The cook tosses a generous fistful of diced carrots, cabbage and celery into the crackling oil at a food stall on a Mumbai sidewalk, before reluctantly adding a meagre sprinkling of onions.
"I just cannot afford to add more," says Govind Ram as one of his chefs whips up a serving of the signature "vegetable manchurian dry" -- a dish reliant on a heavy dose of red and spring onions for its flavour.
Ram, who owns the Dragon's Corner street stall in south Mumbai, usually gets through 45 kilos (99 pounds) of onions each month.
But with prices having more than doubled since the start of the year, he has had no choice but to rethink his ingredients.
At roadside stalls and supermarkets, customers are paying as much as 28 to 40 rupees (55-75 cents) per kilo for onions, an eye-watering rise from December when costs were around 10 to 15 rupees.
While food prices have risen across the board in India, the cost of an onion has increased more dramatically than any other staple, government data showed this month.
"It really hits the lower income (groups) very hard, who spend a sizeable portion of earnings on food. It is pinching them every day," said Devendra Pant, chief economist with India Ratings, a branch of Fitch ratings agency.
Such high costs, along with general food inflation of around 12 percent, are a potent problem for the Congress Party-led government as it bids for a third consecutive term in a general election early next year.
Onions may not be the most vital source of nutrition but they are regarded as essential to spice-loving palates, which -- when dissatisfied -- can play a crucial hand in politics.
Back in January 1980, Indira Gandhi strode back to power with the help of rising onion prices, waving huge strings of them at campaign rallies and saying that a government has no right to govern if it cannot control onion costs.
Eighteen years later, an election defeat for the ruling Delhi state government was blamed in part on a six-fold surge in onion prices.
Politicians are already falling out of favour with the latest price hikes.
"The government just does not care for us or what we think," said Sumathi Arogyanathan, a 45-year-old housemaid living in a Mumbai slum.
"Earlier several meals included onions for vegetables and the occasional fish. Now it's just once a week. Now often we have 'podi' -- a dry spiced lentil powder -- instead of vegetables with rice," Arogyanathan said.
Traders in the western state of Maharashtra, one of India's main onion bowls, say prices are up due to a combination of erratic weather conditions, late arrival of supplies, sustained demand and rising production costs.
But a recent report conducted for the fair trade regulator, the Competition Commission of India, said traders' cartels and hoarding were affecting the cost of onions, 15 million tonnes of which are normally consumed each year.

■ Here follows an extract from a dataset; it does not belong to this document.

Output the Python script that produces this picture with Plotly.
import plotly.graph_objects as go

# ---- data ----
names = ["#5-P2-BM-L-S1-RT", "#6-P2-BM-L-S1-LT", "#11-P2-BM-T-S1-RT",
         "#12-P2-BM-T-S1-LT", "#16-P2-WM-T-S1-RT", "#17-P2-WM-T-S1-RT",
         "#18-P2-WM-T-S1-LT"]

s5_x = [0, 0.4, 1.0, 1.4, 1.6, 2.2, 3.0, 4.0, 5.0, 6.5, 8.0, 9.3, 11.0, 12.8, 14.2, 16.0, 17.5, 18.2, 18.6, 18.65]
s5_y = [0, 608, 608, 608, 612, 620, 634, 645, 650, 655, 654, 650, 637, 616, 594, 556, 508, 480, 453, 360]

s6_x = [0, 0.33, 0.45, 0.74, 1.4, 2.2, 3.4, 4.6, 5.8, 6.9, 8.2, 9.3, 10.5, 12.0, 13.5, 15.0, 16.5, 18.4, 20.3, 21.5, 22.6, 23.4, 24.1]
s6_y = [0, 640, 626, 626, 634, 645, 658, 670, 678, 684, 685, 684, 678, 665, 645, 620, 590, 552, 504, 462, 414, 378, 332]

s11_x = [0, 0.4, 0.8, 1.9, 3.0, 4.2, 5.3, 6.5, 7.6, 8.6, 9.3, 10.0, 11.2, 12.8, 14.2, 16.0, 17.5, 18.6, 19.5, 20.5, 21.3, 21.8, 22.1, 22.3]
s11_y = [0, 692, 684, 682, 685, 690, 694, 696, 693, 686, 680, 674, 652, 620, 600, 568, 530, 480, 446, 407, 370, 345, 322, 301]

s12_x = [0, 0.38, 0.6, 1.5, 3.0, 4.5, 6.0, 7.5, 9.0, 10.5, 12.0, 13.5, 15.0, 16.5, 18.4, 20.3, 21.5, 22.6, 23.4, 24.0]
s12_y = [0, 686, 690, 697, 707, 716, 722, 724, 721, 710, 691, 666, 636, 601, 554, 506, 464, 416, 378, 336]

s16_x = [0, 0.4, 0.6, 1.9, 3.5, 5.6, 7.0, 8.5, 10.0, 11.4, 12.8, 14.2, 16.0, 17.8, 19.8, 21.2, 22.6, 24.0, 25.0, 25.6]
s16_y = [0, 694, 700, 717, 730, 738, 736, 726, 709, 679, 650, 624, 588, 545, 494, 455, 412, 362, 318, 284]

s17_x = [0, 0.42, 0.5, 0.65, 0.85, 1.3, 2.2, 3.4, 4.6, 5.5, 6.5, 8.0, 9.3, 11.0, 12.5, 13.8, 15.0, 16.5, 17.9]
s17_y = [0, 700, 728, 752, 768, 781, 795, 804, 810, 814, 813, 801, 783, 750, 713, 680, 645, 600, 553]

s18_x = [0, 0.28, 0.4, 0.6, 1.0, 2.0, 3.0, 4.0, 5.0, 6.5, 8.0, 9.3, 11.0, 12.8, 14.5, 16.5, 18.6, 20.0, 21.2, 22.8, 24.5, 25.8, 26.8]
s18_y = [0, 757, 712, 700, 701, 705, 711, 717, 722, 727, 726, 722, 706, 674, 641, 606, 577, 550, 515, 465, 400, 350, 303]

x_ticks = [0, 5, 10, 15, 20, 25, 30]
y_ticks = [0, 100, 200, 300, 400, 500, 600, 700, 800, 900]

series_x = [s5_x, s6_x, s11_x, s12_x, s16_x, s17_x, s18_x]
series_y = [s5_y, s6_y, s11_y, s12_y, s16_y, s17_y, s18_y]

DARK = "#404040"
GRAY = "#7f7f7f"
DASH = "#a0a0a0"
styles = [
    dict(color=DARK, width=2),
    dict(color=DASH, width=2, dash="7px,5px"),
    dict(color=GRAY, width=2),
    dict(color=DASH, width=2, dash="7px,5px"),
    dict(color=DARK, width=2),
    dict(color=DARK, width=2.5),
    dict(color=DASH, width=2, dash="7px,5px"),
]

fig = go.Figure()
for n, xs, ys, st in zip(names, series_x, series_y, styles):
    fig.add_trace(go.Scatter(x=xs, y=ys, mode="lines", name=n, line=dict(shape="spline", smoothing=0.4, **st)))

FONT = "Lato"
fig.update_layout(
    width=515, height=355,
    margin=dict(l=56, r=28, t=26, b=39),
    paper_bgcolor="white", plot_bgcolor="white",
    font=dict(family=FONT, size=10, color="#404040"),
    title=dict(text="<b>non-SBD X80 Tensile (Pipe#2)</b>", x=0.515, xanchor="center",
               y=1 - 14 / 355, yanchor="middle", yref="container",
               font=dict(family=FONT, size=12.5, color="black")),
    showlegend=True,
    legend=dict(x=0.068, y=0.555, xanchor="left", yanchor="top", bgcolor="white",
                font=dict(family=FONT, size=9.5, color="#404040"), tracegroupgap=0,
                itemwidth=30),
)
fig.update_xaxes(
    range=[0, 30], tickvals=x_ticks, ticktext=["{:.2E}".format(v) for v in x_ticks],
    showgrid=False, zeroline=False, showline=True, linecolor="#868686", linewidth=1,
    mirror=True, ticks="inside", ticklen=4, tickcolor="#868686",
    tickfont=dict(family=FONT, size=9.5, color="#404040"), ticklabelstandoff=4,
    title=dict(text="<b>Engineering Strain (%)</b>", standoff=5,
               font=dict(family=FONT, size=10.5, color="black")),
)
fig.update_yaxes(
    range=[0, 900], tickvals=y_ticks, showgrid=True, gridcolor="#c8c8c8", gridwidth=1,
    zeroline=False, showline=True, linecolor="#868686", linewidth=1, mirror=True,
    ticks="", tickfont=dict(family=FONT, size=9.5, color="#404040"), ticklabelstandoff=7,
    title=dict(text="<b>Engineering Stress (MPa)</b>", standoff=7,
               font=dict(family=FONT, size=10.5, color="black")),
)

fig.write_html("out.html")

An "onion crisis" of soaring prices in 2010 saw Prime Minister Manmohan Singh's administration step in forcefully, banning onion exports, scrapping import taxes and even trucking in onions from arch-rival Pakistan.
This time, again wary of how onion prices influence public opinion, New Delhi is keen to be seen taking action.
Economists expect the government to outline some incentives or measures in the federal budget on Thursday in a bid to improve supplies, reduce wastage and so bring down the prices of fruit and vegetables.
"India has typically always adopted a 'fire-fighting' approach -- when a fire erupts, we will douse it," said Dharmakirti Joshi, chief economist with ratings firm Crisil.
Delhi's Chief Minister Sheila Dikshit has told the food and civil supplies department to "take action against hoarders", while the national railways minister has promised more wagons to speed up supplies.
But without long-term, systemic solutions, onion prices may stay high for some time yet.
"They cannot ignore this anymore, it has to be tackled," Joshi said.